He said that they should strengthen communication and co-operation, “properly handle divergences and differences” and shoulder their international responsibilities. Xi added that China and India could “set an example for developing countries to seek strength through unity and contribute to a multipolar world and democratisation of international relations”.
The official Chinese readout of the meeting said the two leaders agreed to handle China-India relations “from a strategic height and long-term perspective” and not to let specific differences affect their overall bilateral relations. Indian officials said after the meeting that the restoration of “peace and tranquillity” on the border would create space for a return to the normalisation of relations between the two countries.
A thaw in relations between the world’s two most populous countries promises economic benefits for both and Wednesday’s meeting follows pressure on Modi from Indian companies worried about being shut out of the Chinese market. It could also help both countries in their dealings with the United States after next month’s presidential election, regardless of the outcome.
It is further evidence that Washington’s efforts to isolate China within Asia have failed and it is a powerful reminder that India, which has moved closer to the US in recent years, has other options. Warmer relations between Beijing and New Delhi would also benefit Brics itself, which has operated in the shadow of the discord between its biggest members.

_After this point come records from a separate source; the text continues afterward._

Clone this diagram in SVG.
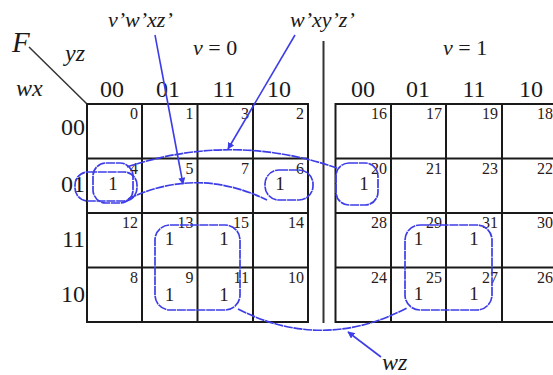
<svg xmlns="http://www.w3.org/2000/svg" width="553" height="375" viewBox="0 0 553 375">
<style>
.grid{stroke:#1a1a1a;stroke-width:2;fill:none}
.lbl{font-family:"Liberation Serif",serif;fill:#1a1a1a}
.it{font-style:italic}
.hd{font-size:24px;text-anchor:middle}
.rl{font-size:24px;text-anchor:end}
.num{font-family:"Liberation Serif",serif;font-size:16px;text-anchor:end;fill:#2a1a1a}
.one{font-family:"Liberation Serif",serif;font-size:19px;text-anchor:middle;fill:#2a1a1a}
.loop{fill:none;stroke:#3d3de8;stroke-width:1.7;stroke-dasharray:9 0.8}
.con{fill:none;stroke:#3d3de8;stroke-width:1.6}
</style>
<defs>
<marker id="ah" viewBox="0 0 10 10" refX="9" refY="5" markerWidth="7" markerHeight="7" orient="auto" markerUnits="userSpaceOnUse">
<path d="M0,0 L10,5 L0,10 z" fill="#3d3de8"/>
</marker>
</defs>
<rect width="553" height="375" fill="#ffffff"/>

<g id="labels">
<text class="lbl it" x="12" y="52" font-size="29">F</text>
<line x1="29" y1="47" x2="87" y2="104" stroke="#333" stroke-width="1.5"/>
<text class="lbl it" x="65" y="61" font-size="24">yz</text>
<text class="lbl it" x="16" y="96" font-size="24">wx</text>
<text class="lbl" x="193" y="55" font-size="22"><tspan font-style="italic">v</tspan> = 0</text>
<text class="lbl" x="443" y="55" font-size="22"><tspan font-style="italic">v</tspan> = 1</text>
<line x1="323.5" y1="41" x2="323.5" y2="323" stroke="#333" stroke-width="2"/>
</g>

<g id="map-v0">
<rect class="grid" x="87" y="104" width="221" height="218"/>
<path class="grid" d="M142,104V322M197.5,104V322M253,104V322M87,158.5H308M87,213H308M87,267.5H308"/>
<text class="lbl hd" x="112" y="97">00</text>
<text class="lbl hd" x="168" y="97">01</text>
<text class="lbl hd" x="224" y="97">11</text>
<text class="lbl hd" x="279" y="97">10</text>
<text class="lbl rl" x="85" y="135">00</text>
<text class="lbl rl" x="85" y="192">01</text>
<text class="lbl rl" x="85" y="247">11</text>
<text class="lbl rl" x="85" y="302">10</text>
<text class="num" x="138" y="119">0</text>
<text class="num" x="193.5" y="119">1</text>
<text class="num" x="249" y="119">3</text>
<text class="num" x="304" y="119">2</text>
<text class="num" x="138" y="173.5">4</text>
<text class="num" x="193.5" y="173.5">5</text>
<text class="num" x="249" y="173.5">7</text>
<text class="num" x="304" y="173.5">6</text>
<text class="num" x="138" y="228">12</text>
<text class="num" x="193.5" y="228">13</text>
<text class="num" x="249" y="228">15</text>
<text class="num" x="304" y="228">14</text>
<text class="num" x="138" y="282.5">8</text>
<text class="num" x="193.5" y="282.5">9</text>
<text class="num" x="249" y="282.5">11</text>
<text class="num" x="304" y="282.5">10</text>
<text class="one" x="113" y="190">1</text>
<text class="one" x="280" y="190">1</text>
<text class="one" x="169.5" y="245">1</text>
<text class="one" x="224" y="245">1</text>
<text class="one" x="169.5" y="301">1</text>
<text class="one" x="224" y="301">1</text>
</g>

<g id="map-v1">
<path class="grid" d="M557,104H335.5V322H557M391,104V322M446,104V322M502,104V322M335.5,158.5H557M335.5,213H557M335.5,267.5H557"/>
<text class="lbl hd" x="363" y="97">00</text>
<text class="lbl hd" x="418" y="97">01</text>
<text class="lbl hd" x="474" y="97">11</text>
<text class="lbl hd" x="531" y="97">10</text>
<text class="num" x="387" y="119">16</text>
<text class="num" x="442" y="119">17</text>
<text class="num" x="498" y="119">19</text>
<text class="num" x="553" y="119">18</text>
<text class="num" x="387" y="173.5">20</text>
<text class="num" x="442" y="173.5">21</text>
<text class="num" x="498" y="173.5">23</text>
<text class="num" x="553" y="173.5">22</text>
<text class="num" x="387" y="228">28</text>
<text class="num" x="442" y="228">29</text>
<text class="num" x="498" y="228">31</text>
<text class="num" x="553" y="228">30</text>
<text class="num" x="387" y="282.5">24</text>
<text class="num" x="442" y="282.5">25</text>
<text class="num" x="498" y="282.5">27</text>
<text class="num" x="553" y="282.5">26</text>
<text class="one" x="364" y="190">1</text>
<text class="one" x="418.5" y="245">1</text>
<text class="one" x="474" y="245">1</text>
<text class="one" x="418.5" y="300">1</text>
<text class="one" x="474" y="300">1</text>
</g>

<g id="loops">
<rect class="loop" x="93" y="163" width="40" height="40" rx="13"/>
<rect class="loop" x="75" y="172" width="62" height="29" rx="13"/>
<rect class="loop" x="265" y="170" width="48" height="30" rx="14"/>
<rect class="loop" x="336" y="163" width="42" height="42" rx="13"/>
<rect class="loop" x="155" y="225" width="85" height="85" rx="15"/>
<rect class="loop" x="405" y="225" width="87" height="85" rx="15"/>
</g>

<g id="connectors">
<path class="loop" d="M127,167 Q232,132 337,168"/>
<path class="loop" d="M128,199 Q197,166 267,200"/>
<path class="loop" d="M238,309 Q322,352 407,308"/>
<line class="con" x1="155" y1="35" x2="183" y2="184" marker-end="url(#ah)"/>
<line class="con" x1="295" y1="35" x2="228" y2="149" marker-end="url(#ah)"/>
<line class="con" x1="381" y1="357" x2="348" y2="332" marker-end="url(#ah)"/>
</g>

<g id="term-labels">
<text class="lbl it" x="108" y="27" font-size="22">v’w’xz’</text>
<text class="lbl it" x="290" y="27" font-size="22">w’xy’z’</text>
<text class="lbl it" x="382" y="370" font-size="24">wz</text>
</g>
</svg>
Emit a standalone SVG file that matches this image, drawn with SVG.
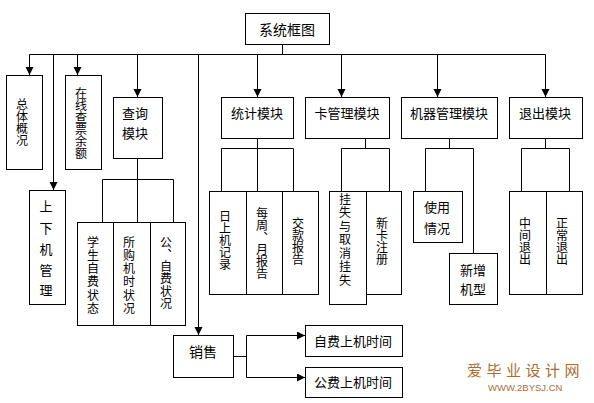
<svg xmlns="http://www.w3.org/2000/svg" width="594" height="403" viewBox="0 0 594 403">
<defs>
<marker id="arr" markerUnits="userSpaceOnUse" markerWidth="9" markerHeight="9" refX="8" refY="4" orient="auto">
<path d="M0,0 L8,4 L0,8 z" fill="#000"/>
</marker>
<style>
.b{fill:#fff;stroke:#000;stroke-width:1}
.c{fill:none;stroke:#000;stroke-width:1}
.t{font-family:"Noto Sans CJK SC","Liberation Sans",sans-serif;font-size:13px;fill:#000;text-anchor:middle}
.v{font-family:"Noto Sans CJK SC","Liberation Sans",sans-serif;font-size:12px;fill:#000;writing-mode:vertical-rl}
.wm{font-family:"Noto Sans CJK SC",serif;fill:#a86f35}
</style>
</defs>
<rect width="594" height="403" fill="#fff"/>
<g id="connectors">
<path class="c" d="M282.5 44 V54.5 M29.5 54.5 H545.5"/>
<path class="c" marker-end="url(#arr)" d="M29.5 54.5 V75"/>
<path class="c" marker-end="url(#arr)" d="M53.5 54.5 V190"/>
<path class="c" marker-end="url(#arr)" d="M77.5 54.5 V75"/>
<path class="c" marker-end="url(#arr)" d="M137.5 54.5 V97"/>
<path class="c" marker-end="url(#arr)" d="M198.5 54.5 V335"/>
<path class="c" marker-end="url(#arr)" d="M257.5 54.5 V97"/>
<path class="c" marker-end="url(#arr)" d="M341.5 54.5 V97"/>
<path class="c" marker-end="url(#arr)" d="M437.5 54.5 V97"/>
<path class="c" marker-end="url(#arr)" d="M545.5 54.5 V97"/>
<path class="c" d="M137.5 158 V222 M102.5 222 V179.5 H173.5 V222"/>
<path class="c" d="M257.5 138 V191 M221.5 191 V148.5 H293.5 V191"/>
<path class="c" d="M365.5 138 V148.5 M341.5 191 V148.5 H389.5 V191"/>
<path class="c" d="M449.5 138 V148.5 M425.5 191 V148.5 H473.5 V253"/>
<path class="c" d="M545.5 138 V148.5 M521.5 191 V148.5 H569.5 V191"/>
<path class="c" d="M233 356.5 H246.5 M246.5 335.5 V377.5"/>
<path class="c" marker-end="url(#arr)" d="M246.5 335.5 H305"/>
<path class="c" marker-end="url(#arr)" d="M246.5 377.5 H305"/>
</g>
<g id="root"><rect class="b" x="245.5" y="13.5" width="84" height="31"/><text class="t" x="287" y="35" style="font-size:14px">系统框图</text></g>
<g id="zongti"><rect class="b" x="6.5" y="75.5" width="36" height="94"/><text class="v" x="22" y="98">总体概况</text></g>
<g id="zaixian"><rect class="b" x="65.5" y="75.5" width="36" height="94"/><text class="v" x="81" y="87">在线查票余额</text></g>
<g id="shangxiaji"><rect class="b" x="29.5" y="190.5" width="36" height="114"/>
<text class="t" x="46" y="211">上</text><text class="t" x="46" y="233">下</text><text class="t" x="46" y="254">机</text><text class="t" x="46" y="275">管</text><text class="t" x="46" y="295">理</text></g>
<g id="chaxun"><rect class="b" x="113.5" y="97.5" width="49" height="61"/><text class="t" x="135" y="118">查询</text><text class="t" x="135" y="138">模块</text></g>
<g id="tongji"><rect class="b" x="221.5" y="97.5" width="72" height="41"/><text class="t" x="257" y="118">统计模块</text></g>
<g id="kaguanli"><rect class="b" x="305.5" y="97.5" width="84" height="41"/><text class="t" x="347" y="118">卡管理模块</text></g>
<g id="jiqi"><rect class="b" x="401.5" y="97.5" width="96" height="41"/><text class="t" x="449" y="118">机器管理模块</text></g>
<g id="tuichu"><rect class="b" x="509.5" y="97.5" width="73" height="41"/><text class="t" x="545" y="118">退出模块</text></g>
<g id="xuesheng"><rect class="b" x="77.5" y="222.5" width="36" height="103"/><text class="v" x="93" y="236" style="letter-spacing:1.3px">学生自费状态</text></g>
<g id="suogou"><rect class="b" x="113.5" y="222.5" width="37" height="103"/><text class="v" x="129" y="236" style="letter-spacing:1.3px">所购机时状况</text></g>
<g id="gongzi"><rect class="b" x="150.5" y="222.5" width="35" height="103"/><text class="v" x="166" y="236" style="letter-spacing:0.3px">公、自费状况</text></g>
<g id="rishangji"><rect class="b" x="209.5" y="191.5" width="37" height="103"/><text class="v" x="225" y="210">日上机记录</text></g>
<g id="meizhou"><rect class="b" x="246.5" y="191.5" width="36" height="103"/><text class="v" x="262" y="207">每周、月报告</text></g>
<g id="jiaokuan"><rect class="b" x="282.5" y="191.5" width="36" height="103"/><text class="v" x="298" y="217">交款报告</text></g>
<g id="guashi"><rect class="b" x="329.5" y="191.5" width="37" height="113"/><text class="v" x="345" y="193" style="letter-spacing:1.5px">挂失与取消挂失</text></g>
<g id="xinka"><rect class="b" x="366.5" y="191.5" width="35" height="103"/><text class="v" x="382" y="217">新卡注册</text></g>
<g id="shiyong"><rect class="b" x="413.5" y="191.5" width="49" height="51"/><text class="t" x="437" y="212">使用</text><text class="t" x="437" y="233">情况</text></g>
<g id="xinzeng"><rect class="b" x="449.5" y="253.5" width="48" height="51"/><text class="t" x="473" y="275">新增</text><text class="t" x="473" y="294">机型</text></g>
<g id="zhongjian"><rect class="b" x="509.5" y="191.5" width="37" height="103"/><text class="v" x="525" y="217">中间退出</text></g>
<g id="zhengchang"><rect class="b" x="546.5" y="191.5" width="36" height="103"/><text class="v" x="562" y="217">正常退出</text></g>
<g id="xiaoshou"><rect class="b" x="173.5" y="335.5" width="60" height="42"/><text class="t" x="203" y="357" style="font-size:14px">销售</text></g>
<g id="zifei"><rect class="b" x="305.5" y="325.5" width="97" height="31"/><text class="t" x="353" y="346">自费上机时间</text></g>
<g id="gongfei"><rect class="b" x="305.5" y="367.5" width="97" height="30"/><text class="t" x="353" y="387">公费上机时间</text></g>
<g id="watermark">
<text class="wm" x="467" y="376" style="font-size:15px;letter-spacing:4.5px">爱毕业设计网</text>
<text class="wm" x="488" y="391" style="font-family:'Liberation Sans',sans-serif;font-size:9.5px">WWW.2BYSJ.CN</text>
</g>
</svg>
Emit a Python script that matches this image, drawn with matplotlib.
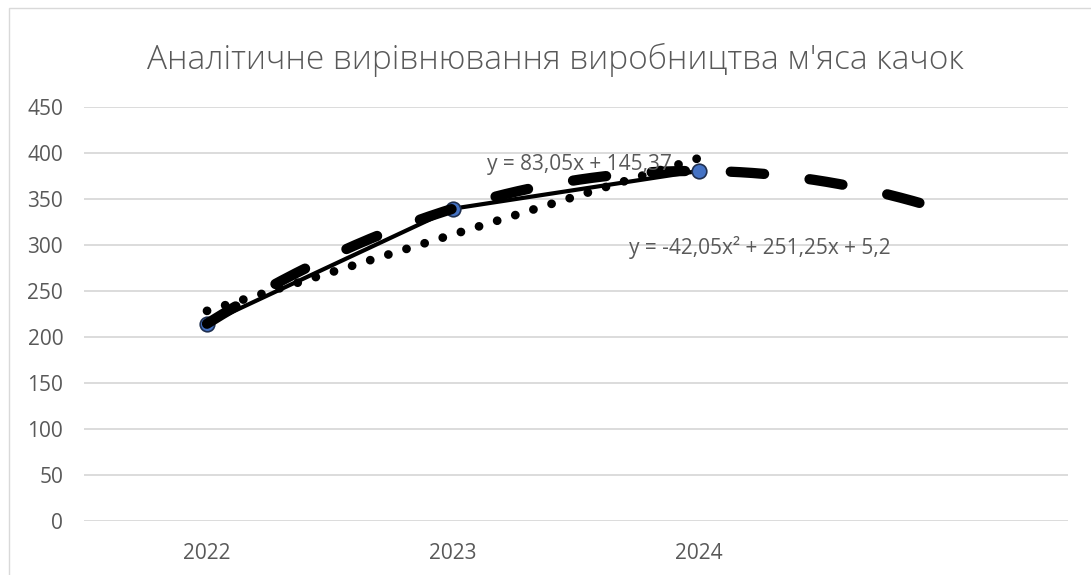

“Brics is an indicator of how profoundly the old world order is changing,” India’s foreign minister Subrahmanyam Jaishankar told the summit.
Brazil, Russia, India, China and South Africa last year invited four new countries to join: Egypt, Ethiopia, Iran and the United Arab Emirates. Argentina was going to join but far-right president Javier Milei dropped the plan and Saudi Arabia is still considering whether to accept an invitation to join.
The Kazan Declaration reflects the grievances and aspirations shared by the disparate countries that are part of Brics. Top of the agenda is their demand for fairer representation in international bodies such as the International Monetary Fund (IMF) and the World Bank, which are meeting in Washington this week.
The declaration calls for the elimination of “unlawful unilateral coercive measures”, including economic sanctions and secondary sanctions. Partly in response to sanctions, Brics countries trading with one another are encouraging the use of local currencies rather than the US dollar and are developing an alternative to the Swift cross-border payments system.
Although Brics includes Russia, China and Iran and wants to change the western-dominated international system, it is non-western rather than anti-western. Most of its members and partner countries such as Turkey pursue instead a foreign policy approach that has been identified in Latin America as active non-alignment.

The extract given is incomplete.